For e.g. The average cost of a standard size canvas ( 16 x 20" ) at a popular art store near Parsons is about $10, while the same can be purchased from a bulk supplier at about 1/3rd of the cost (for $4). And in order to create the bulk demand, we decided to use a referral based system, by pooling demand between students and using professors as our lead generators.
The below infographic shows how we do it
Testing out this model was a success (as explained in the beginning) and we began to see a really good conversion rate among customers we reached out at this price point.
IDENTIFYING THE SPACES CONCEPT
Post our MVP validation and acquiring the first set of customers, we had a studio visit to one of the most prominent installation artists in the world, Alfredo Jaar.
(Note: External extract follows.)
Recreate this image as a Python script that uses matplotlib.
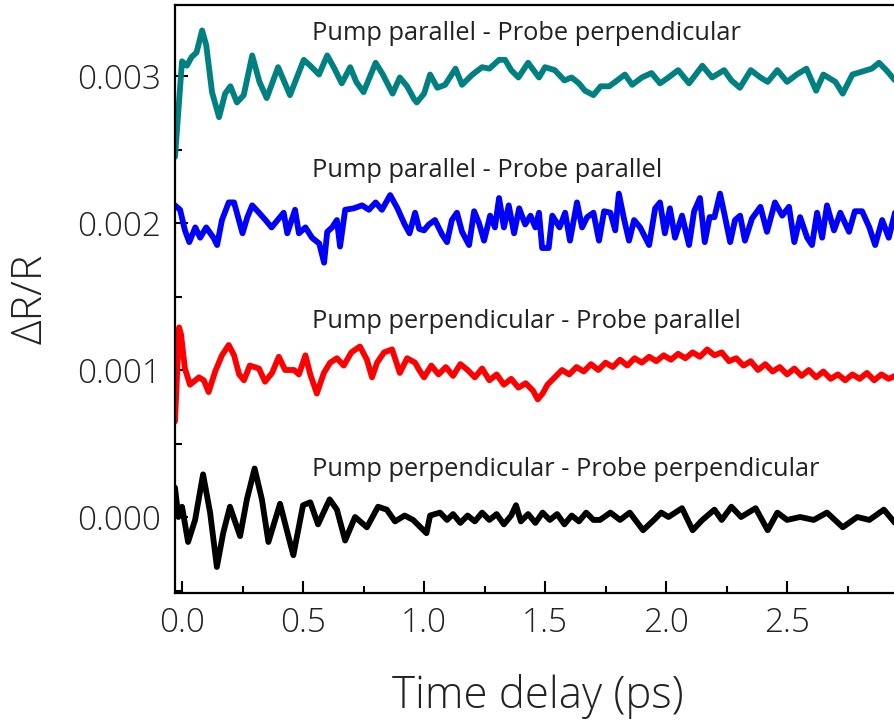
import matplotlib
matplotlib.use("Agg")
import matplotlib.pyplot as plt
from matplotlib.ticker import MultipleLocator, FormatStrFormatter

plt.rcParams['font.family'] = ['Open Sans', 'DejaVu Sans']

# values in units of 1e-3 (dR/R x 1000)
scale = 1e-3

t_teal = [-0.029, 0.0, 0.02, 0.04, 0.06, 0.083, 0.10, 0.124, 0.153, 0.178, 0.20, 0.227, 0.255, 0.29, 0.32, 0.35,
          0.397, 0.446, 0.503, 0.53, 0.566, 0.60, 0.63, 0.66, 0.695, 0.72, 0.75, 0.80, 0.83, 0.87, 0.90, 0.93,
          0.96, 0.97, 1.0, 1.025, 1.055, 1.087, 1.13, 1.157, 1.2, 1.24, 1.27, 1.31, 1.335, 1.36, 1.39, 1.43,
          1.475, 1.50, 1.54, 1.58, 1.61, 1.64, 1.665, 1.70, 1.73, 1.765, 1.79, 1.83, 1.86, 1.90, 1.94, 1.975,
          2.01, 2.05, 2.095, 2.15, 2.19, 2.24, 2.27, 2.305, 2.35, 2.39, 2.42, 2.46, 2.50, 2.54, 2.58, 2.62,
          2.65, 2.70, 2.73, 2.77, 2.81, 2.85, 2.88, 2.91, 2.946]
v_teal = [2.45, 3.10, 3.07, 3.13, 3.16, 3.31, 3.21, 2.89, 2.72, 2.88, 2.93, 2.82, 2.87, 3.14, 2.96, 2.85,
          3.06, 2.87, 3.11, 3.07, 3.01, 3.14, 3.05, 2.95, 3.06, 2.96, 2.89, 3.09, 3.01, 2.88, 2.99, 2.93,
          2.84, 2.82, 2.88, 3.01, 2.92, 2.94, 3.05, 2.94, 3.01, 3.06, 3.05, 3.11, 3.11, 3.04, 2.99, 3.09,
          2.99, 3.06, 3.04, 2.97, 2.99, 2.95, 2.90, 2.87, 2.93, 2.93, 2.96, 3.01, 2.94, 2.99, 3.02, 2.95,
          2.99, 3.04, 2.95, 3.07, 2.99, 3.04, 2.97, 2.92, 3.04, 2.99, 2.96, 3.04, 2.96, 3.01, 3.05, 2.90,
          3.01, 2.96, 2.88, 3.01, 3.03, 3.05, 3.09, 3.04, 2.97]

t_blue = [-0.029, -0.008, 0.012, 0.03, 0.055, 0.075, 0.10, 0.13, 0.145, 0.165, 0.193, 0.215, 0.235, 0.25,
          0.27, 0.29, 0.318, 0.345, 0.37, 0.40, 0.42, 0.435, 0.467, 0.483, 0.51, 0.537, 0.567, 0.587, 0.60,
          0.62, 0.64, 0.653, 0.674, 0.71, 0.744, 0.772, 0.80, 0.826, 0.86, 0.89, 0.92, 0.94, 0.963,
          0.98, 1.0, 1.02, 1.045, 1.075, 1.095, 1.115, 1.136, 1.157, 1.186, 1.207, 1.227, 1.248, 1.273,
          1.293, 1.31, 1.33, 1.35, 1.372, 1.393, 1.418, 1.44, 1.46, 1.475, 1.488, 1.515, 1.53, 1.56, 1.583,
          1.603, 1.632, 1.653, 1.674, 1.70, 1.723, 1.744, 1.77, 1.79, 1.805, 1.826, 1.847, 1.868, 1.893,
          1.93, 1.955, 1.975, 1.995, 2.016, 2.037, 2.066, 2.095, 2.116, 2.14, 2.16, 2.18, 2.20, 2.223,
          2.24, 2.265, 2.285, 2.306, 2.326, 2.355, 2.39, 2.417, 2.45, 2.48, 2.508, 2.53, 2.554, 2.583,
          2.603, 2.624, 2.645, 2.665, 2.694, 2.72, 2.756, 2.78, 2.81, 2.84, 2.864, 2.893, 2.92, 2.946]
v_blue = [2.12, 2.09, 1.95, 1.87, 1.97, 1.90, 1.97, 1.90, 1.85, 2.02, 2.14, 2.14, 2.02, 1.93,
          2.04, 2.12, 2.07, 2.02, 1.97, 2.03, 2.07, 1.93, 2.09, 1.93, 1.97, 1.90, 1.86, 1.73, 1.94,
          1.97, 2.02, 1.84, 2.09, 2.10, 2.12, 2.09, 2.14, 2.09, 2.19, 2.10, 1.99, 1.93, 2.07,
          1.96, 1.95, 1.99, 2.02, 1.92, 1.87, 2.02, 2.07, 1.94, 1.85, 2.08, 2.00, 1.88, 2.05,
          1.97, 2.17, 1.97, 2.12, 1.93, 2.10, 1.99, 2.05, 1.97, 2.07, 1.83, 1.83, 2.05, 1.97, 2.07,
          1.88, 2.14, 1.97, 2.04, 2.07, 1.88, 2.08, 2.07, 1.95, 2.20, 2.03, 1.88, 2.02, 1.97,
          1.85, 2.10, 2.14, 1.93, 2.10, 1.90, 2.05, 1.85, 2.08, 2.17, 1.87, 2.04, 2.04, 2.20,
          2.07, 1.87, 2.02, 2.05, 1.88, 2.03, 2.11, 1.94, 2.14, 2.05, 2.11, 1.87, 2.04, 1.90,
          1.85, 2.07, 1.90, 2.12, 1.95, 2.07, 1.94, 2.08, 2.08, 1.97, 1.85, 2.02, 1.90, 2.07]

t_red = [-0.029, -0.012, -0.004, 0.012, 0.033, 0.07, 0.09, 0.11, 0.137, 0.165, 0.193, 0.215, 0.236, 0.256,
         0.28, 0.318, 0.343, 0.372, 0.40, 0.426, 0.463, 0.483, 0.51, 0.53, 0.557, 0.586, 0.612, 0.64, 0.668,
         0.70, 0.735, 0.764, 0.785, 0.806, 0.835, 0.868, 0.90, 0.93, 0.963,
         0.98, 1.0, 1.03, 1.06, 1.09, 1.12, 1.15, 1.18, 1.21, 1.24, 1.27, 1.30, 1.33, 1.36, 1.39, 1.42,
         1.45, 1.47, 1.49, 1.51, 1.54, 1.57, 1.60, 1.63, 1.66, 1.69, 1.72, 1.75, 1.78, 1.81, 1.84, 1.87,
         1.90, 1.93, 1.96, 1.99, 2.02, 2.05, 2.08, 2.11, 2.14, 2.17, 2.20, 2.23, 2.26, 2.29, 2.32, 2.35,
         2.38, 2.41, 2.44, 2.47, 2.50, 2.53, 2.56, 2.59, 2.62, 2.65, 2.68, 2.71, 2.74, 2.77, 2.80, 2.83,
         2.86, 2.89, 2.92, 2.946]
v_red = [0.65, 1.29, 1.24, 1.01, 0.90, 0.95, 0.93, 0.85, 0.99, 1.10, 1.17, 1.10, 0.97, 0.93,
         1.03, 1.01, 0.92, 0.98, 1.09, 1.00, 1.00, 0.97, 1.10, 0.97, 0.84, 0.98, 1.05, 1.08, 1.03,
         1.12, 1.16, 1.07, 0.95, 1.05, 1.12, 1.14, 0.98, 1.08, 1.05,
         1.00, 0.95, 1.03, 0.97, 1.02, 0.96, 1.04, 1.00, 0.95, 1.01, 0.93, 0.97, 0.90, 0.94, 0.88, 0.91,
         0.86, 0.80, 0.84, 0.90, 0.95, 1.00, 0.97, 1.02, 0.99, 1.04, 1.00, 1.05, 1.02, 1.07, 1.03, 1.08,
         1.05, 1.09, 1.06, 1.10, 1.07, 1.11, 1.08, 1.12, 1.09, 1.14, 1.10, 1.12, 1.06, 1.08, 1.03, 1.06,
         1.00, 1.04, 0.99, 1.02, 0.97, 1.01, 0.96, 1.00, 0.95, 0.99, 0.94, 0.97, 0.93, 0.97, 0.94, 0.98,
         0.93, 0.97, 0.94, 0.96]

t_black = [-0.029, -0.015, 0.0, 0.025, 0.054, 0.087, 0.116, 0.144, 0.17, 0.198, 0.24, 0.268, 0.30, 0.33,
           0.357, 0.405, 0.433, 0.46, 0.50, 0.53, 0.562, 0.61, 0.64, 0.674, 0.715, 0.764, 0.81, 0.846,
           0.88, 0.92, 0.955, 1.01, 1.025, 1.066, 1.095,
           1.12, 1.15, 1.18, 1.21, 1.24, 1.27, 1.30, 1.33, 1.36, 1.38, 1.40, 1.43, 1.46, 1.49, 1.52, 1.55,
           1.58, 1.61, 1.64, 1.67, 1.70, 1.727, 1.77, 1.81, 1.85, 1.905, 1.95, 1.98, 2.01, 2.066, 2.11,
           2.15, 2.20, 2.23, 2.27, 2.31, 2.37, 2.42, 2.46, 2.50, 2.554, 2.61, 2.665, 2.73, 2.79, 2.84,
           2.90, 2.946]
v_black = [0.20, 0.00, 0.07, -0.17, -0.02, 0.29, 0.03, -0.34, -0.11, 0.07, -0.13, 0.12, 0.33, 0.12,
           -0.17, 0.09, -0.09, -0.26, 0.08, 0.10, -0.05, 0.12, 0.05, -0.16, 0.00, -0.07, 0.07, 0.05,
           -0.03, 0.01, -0.02, -0.11, 0.01, 0.03, -0.02,
           0.02, -0.04, 0.01, -0.03, 0.03, -0.02, 0.02, -0.05, 0.01, 0.08, -0.03, 0.02, -0.04, 0.03, -0.02, 0.02,
           -0.05, 0.01, -0.03, 0.03, -0.02, -0.02, 0.03, -0.02, 0.03, -0.09, -0.02, 0.03, 0.00, 0.06, -0.09,
           -0.02, 0.05, -0.02, 0.07, 0.00, 0.06, -0.09, 0.03, -0.02, 0.00, -0.02, 0.03, -0.07, 0.00, -0.02,
           0.05, -0.04]

labels = ["Pump parallel - Probe perpendicular", "Pump parallel - Probe parallel",
          "Pump perpendicular - Probe parallel", "Pump perpendicular - Probe perpendicular"]
label_y = [0.00329, 0.00236, 0.001327, 0.00032]
colors = ["#008080", "#0000FF", "#FF0000", "#000000"]

fig = plt.figure(figsize=(8.95, 7.21), dpi=100)
ax = fig.add_axes([175/895, (721-593)/721, (895-175)/895, (593-5)/721])

series = [(t_teal, v_teal), (t_blue, v_blue), (t_red, v_red), (t_black, v_black)]
for (t, v), c in zip(series, colors):
    ax.plot(t, [x*scale for x in v], color=c, lw=4.2, solid_joinstyle='round', solid_capstyle='round')

for lab, y in zip(labels, label_y):
    ax.text(0.537, y, lab, fontsize=18.3, color='#222222', ha='left', va='center')

ax.set_xlim(-0.029, 2.946)
ax.set_ylim(-0.000517, 0.003483)
ax.xaxis.set_major_locator(MultipleLocator(0.5))
ax.xaxis.set_minor_locator(MultipleLocator(0.25))
ax.yaxis.set_major_locator(MultipleLocator(0.001))
ax.yaxis.set_minor_locator(MultipleLocator(0.0005))
ax.xaxis.set_major_formatter(FormatStrFormatter('%.1f'))
ax.yaxis.set_major_formatter(FormatStrFormatter('%.3f'))
ax.tick_params(axis='both', which='major', direction='in', length=9, width=1.5, labelsize=24,
               labelcolor='#222222', pad=10, top=False, right=False)
ax.tick_params(axis='both', which='minor', direction='in', length=5, width=1.5, top=False, right=False)
for lbl in ax.get_xticklabels() + ax.get_yticklabels():
    lbl.set_fontweight('light')
ax.spines['right'].set_visible(False)
for s in ['left', 'bottom', 'top']:
    ax.spines[s].set_linewidth(1.6)

ax.set_xlabel('Time delay (ps)', fontsize=31.5, color='#222222', fontweight='light')
ax.xaxis.set_label_coords(0.5035, -0.138)
ax.set_ylabel('ΔR/R', fontsize=31, color='#222222', fontweight='light')
ax.yaxis.set_label_coords(-0.171, 0.501)

fig.savefig('out.png', dpi=100)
While conducting a focus group with some of the resident apprentices, we discovered a major pain point in the art world that we had not looked into - identifying spaces to work on and showcase art.
Intrigued, we immediately decided to test out and VOILA! We had struck upon another huge opportunity.
In big cities such as NYC, it is becoming increasingly unaffordable for artists to buy/rent spaces to work on their art, and they often have to travel an hour or so to go to the suburbs to find such spaces, due to rising rents. We thought, what if we could create a platform for people to rent out unused spaces , such as warehouses/old rooms in apartments/rooms in dilapidated or half-constructed buildings to use as work-spaces.